Encuentro en Campo de Mayo
Pasado el mediodía, una muchedumbre llenó la Plaza de Mayo. Era una convocatoria transversal, de todos los partidos. Alfonsín decidió ir a Campo de Mayo y así lo anunció, acompañado en el balcón por Antonio Cafiero, en lo que fue la prueba del compromiso democrático del peronismo ante el alzamiento. Un día antes, el PJ había decidido acompañar al Presidente en la Rosada. Y uno de sus gobernadores, el de Salta, Roberto Romero, amenazó ese domingo con separar a la provincia del resto del país si se rompía el orden constitucional.
Alfonsín partió en helicóptero. Su gran obsesión era desactivar cualquier chispa que derivara en choques entre civiles y militares. Llegó con dos edecanes, el del Ejército, Julio Hang, y el aeronáutico, Héctor Panzardi. Los tres ingresaron a la Escuela de Infantería, donde los esperaban Rico y su Estado Mayor. Se reprodujo el diálogo del sábado con Jaunarena: que Ríos Ereñú se iría de la comandancia del arma era un hecho, y que el tema de los juicios se resolvería con una ley. El Presidente le explicó al coronel levantisco los detalles de la Obediencia Debida.
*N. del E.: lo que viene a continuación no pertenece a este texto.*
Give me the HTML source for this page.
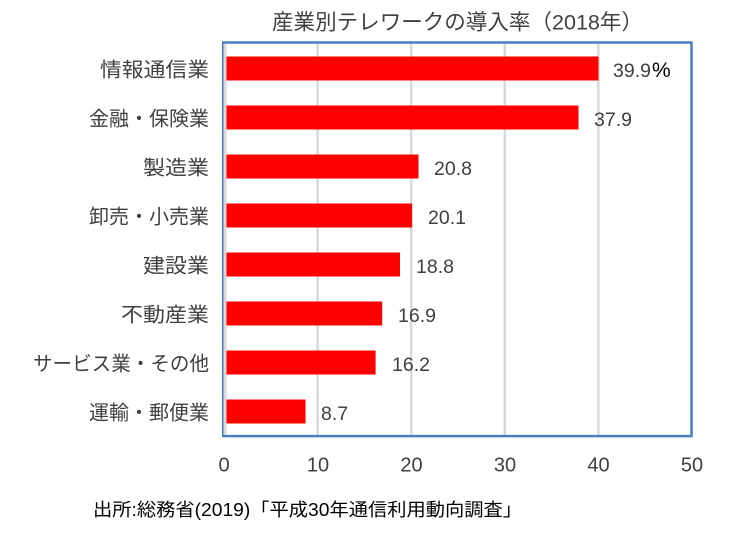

Rico entró en razones, pero quiso cubrirse por la asonada. Comenzó una discusión técnica sobre cómo se iba a encuadrar lo sucedido en la justicia militar. Se estableció que sería como motín, una figura más leve que la de rebelión. Todo había terminado. Al salir, Gustavo Breide Obeid, lugarteniente de Rico, le pidió comprensión a Alfonsín. “Nos obligaron a hacer cosas que nunca imaginamos, después fuimos a Malvinas y nos trataron como a leprosos”, le dijo.
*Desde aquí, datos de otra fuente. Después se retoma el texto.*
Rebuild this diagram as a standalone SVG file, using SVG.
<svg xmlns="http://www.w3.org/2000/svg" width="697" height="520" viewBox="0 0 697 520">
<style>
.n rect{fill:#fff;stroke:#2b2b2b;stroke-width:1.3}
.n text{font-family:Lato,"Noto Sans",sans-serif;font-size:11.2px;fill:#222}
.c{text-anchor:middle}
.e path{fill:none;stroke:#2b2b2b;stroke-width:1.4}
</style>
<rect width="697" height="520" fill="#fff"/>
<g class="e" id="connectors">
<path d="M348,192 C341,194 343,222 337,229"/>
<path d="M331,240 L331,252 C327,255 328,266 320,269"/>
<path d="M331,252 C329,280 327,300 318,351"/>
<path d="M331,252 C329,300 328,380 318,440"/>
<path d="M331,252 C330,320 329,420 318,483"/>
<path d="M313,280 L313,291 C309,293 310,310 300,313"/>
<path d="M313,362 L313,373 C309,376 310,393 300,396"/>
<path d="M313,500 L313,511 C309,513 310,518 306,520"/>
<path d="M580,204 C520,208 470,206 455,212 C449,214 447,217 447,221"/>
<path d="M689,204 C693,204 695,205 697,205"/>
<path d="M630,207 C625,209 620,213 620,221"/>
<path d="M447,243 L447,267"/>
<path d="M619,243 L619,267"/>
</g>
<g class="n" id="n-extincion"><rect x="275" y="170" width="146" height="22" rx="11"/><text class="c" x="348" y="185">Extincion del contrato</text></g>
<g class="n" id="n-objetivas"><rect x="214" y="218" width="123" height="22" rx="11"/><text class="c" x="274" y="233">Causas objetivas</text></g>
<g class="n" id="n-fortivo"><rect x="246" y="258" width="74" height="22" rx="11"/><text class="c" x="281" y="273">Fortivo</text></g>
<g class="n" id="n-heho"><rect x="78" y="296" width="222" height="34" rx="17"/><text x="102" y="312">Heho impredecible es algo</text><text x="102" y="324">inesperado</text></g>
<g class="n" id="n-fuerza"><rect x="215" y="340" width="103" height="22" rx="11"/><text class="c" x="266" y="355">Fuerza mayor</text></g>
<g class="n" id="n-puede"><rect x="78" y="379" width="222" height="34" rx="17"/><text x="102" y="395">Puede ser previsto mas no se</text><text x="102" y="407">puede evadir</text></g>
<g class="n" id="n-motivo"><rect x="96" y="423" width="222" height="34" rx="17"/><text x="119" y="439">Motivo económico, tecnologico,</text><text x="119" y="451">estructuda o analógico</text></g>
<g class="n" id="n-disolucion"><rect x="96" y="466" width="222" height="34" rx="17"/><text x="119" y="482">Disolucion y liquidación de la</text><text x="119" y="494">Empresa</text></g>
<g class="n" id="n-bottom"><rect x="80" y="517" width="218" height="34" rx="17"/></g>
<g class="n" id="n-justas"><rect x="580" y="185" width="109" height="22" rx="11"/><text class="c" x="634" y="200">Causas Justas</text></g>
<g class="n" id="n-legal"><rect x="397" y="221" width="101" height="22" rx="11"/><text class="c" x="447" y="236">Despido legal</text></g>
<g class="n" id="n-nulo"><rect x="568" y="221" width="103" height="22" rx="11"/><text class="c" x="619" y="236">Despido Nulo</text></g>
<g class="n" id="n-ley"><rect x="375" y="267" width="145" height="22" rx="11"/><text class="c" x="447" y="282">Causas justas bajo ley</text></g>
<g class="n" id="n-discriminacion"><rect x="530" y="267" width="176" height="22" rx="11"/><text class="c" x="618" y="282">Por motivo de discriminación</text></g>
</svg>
Quizás por ello, al bajar del helicóptero que lo llevó de regreso a la Rosada, Alfonsín dijo, después de su “¡Felices Pascuas!”, que entre los sublevados había “héroes de la guerra de las Malvinas”. Acaparó una ovación cuando dijo que “como corresponde serán sometidos a la Justicia”, y desconcertó al final con “La casa está en orden”, que dejó en un segundo plano el “…y no hay sangre en la Argentina”, que graficó el final pacífico de la crisis. De hecho, se despidió pidiendo que se desconcentrara la gente en Campo de Mayo.
La Obediencia Debida
Pocos días más tarde, por cadena nacional, Alfonsín anunció el envío al Congreso del proyecto de ley de Obediencia Debida. Apenas dos carillas de siete artículos, que redactó el secretario de Justicia, Ideler Tonelli, y que marcarían los siguientes 16 años de la vida argentina: todos los delitos contra la humanidad pasaban a la categoría de órdenes cumplidas, salvo el robo de bebés nacidos en cautiverio. No había margen para la reparación de las víctimas salvo en ese punto.
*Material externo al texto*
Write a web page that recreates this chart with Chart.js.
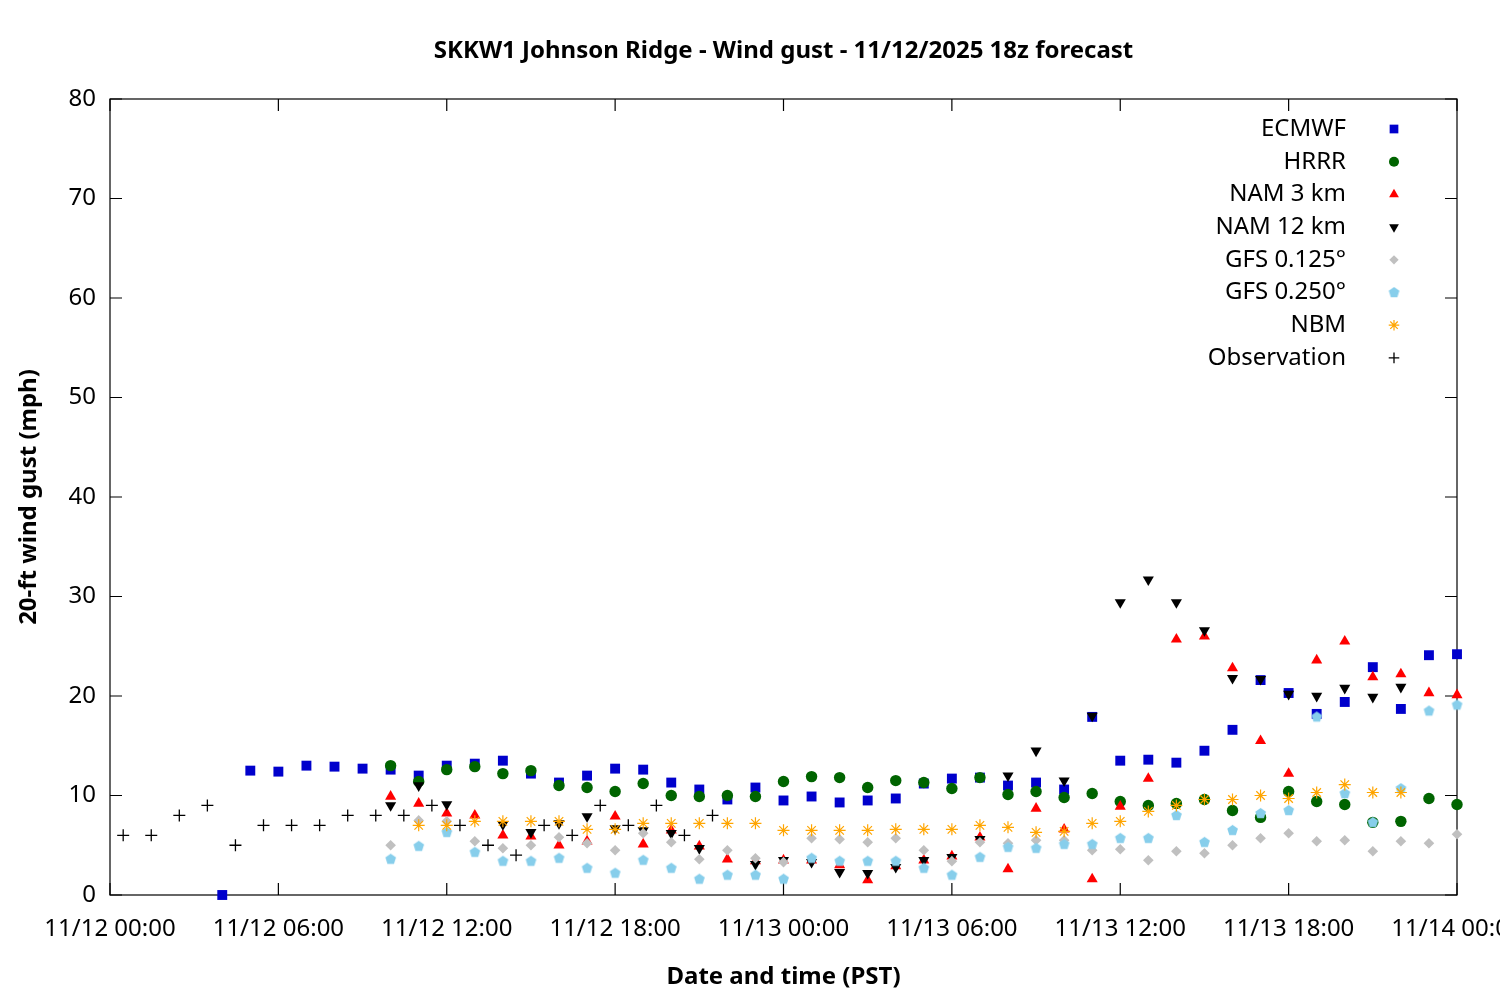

Era un retroceso fenomenal: se reconstituía una cadena de mandos rota por la represión ilegal. El Congreso aprobó la ley. Rico volvió a las andadas en Monte Caseros, en enero de 1988. A fines de ese año, el liderazgo carapintada pasó a Mohamed Alí Seineldín en Villa Martelli. El 3 de diciembre de 1990, Carlos Menem pudo reprimir como no lo había podido hacer su antecesor. Antes y después del último alzamiento, dicto tandas de indultos que garantizaron la impunidad.
En los 90, Rico incursionó en política con el Modin, un partido de extrema derecha, y después se recicló en el peronismo de la mano de Eduardo Duhalde. Terminaba su mandato como intendente de San Miguel en 2003 cuando, a instancias del gobierno de Néstor Kirchner, el Congreso anuló el Punto Final y la Obediencia Debida y se reactivaron los juicios. Raúl Alfonsín instó a los senadores de la UCR a acompañar la anulación.